The thirteenth installment of the ICA’s annual collection exhibition presents major works that showcase artists’ engagement and entanglement with the everyday. Interest in common materials and quotidian subjects has been a defining theme of artistic practice in the 20th century, inspiring Cubist collage, found sculpture, and the widespread embrace of photography. By observing and being in the world, artists elevate and make significant ordinary textures and experiences.
Rooms dedicated to materials and process celebrate artists’ capacity to elicit the wondrous from the mundane. Works from Tara Donovan’s tape installation Nebulous to Damián Ortega’s explosion of a 35mm camera highlight the transformative use of common and found materials. Others incorporate everyday actions such as knotting, wrapping, or tying into their artistic practice, as in Lynda Benglis’s knot sculpture Sierra and Sheila Hicks’s stacked bundles of thread in Banisteriopsis II.

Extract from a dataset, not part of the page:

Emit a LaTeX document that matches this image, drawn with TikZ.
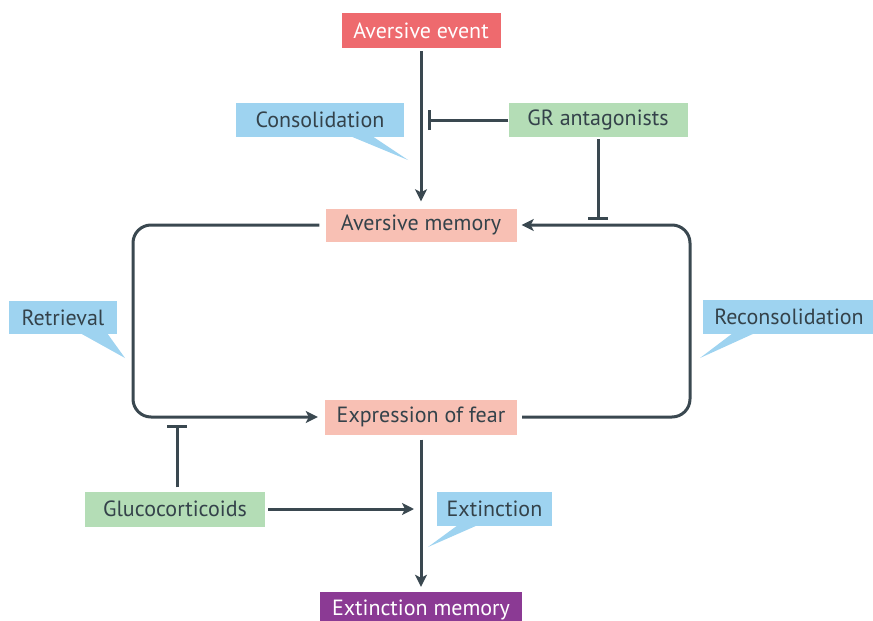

Finally, portraiture—a noted strength in the ICA’s collection—forms a third means of exploring the everyday within the exhibition, in recently acquired works by Anthony Hernandez, Sanya Kantarovsky, Robert Pruitt, and Lynette Yiadom-Boakye. All of these artists have creatively engaged with their daily worlds, inviting others to partake in the beauty, dignity, and reality of the everyday.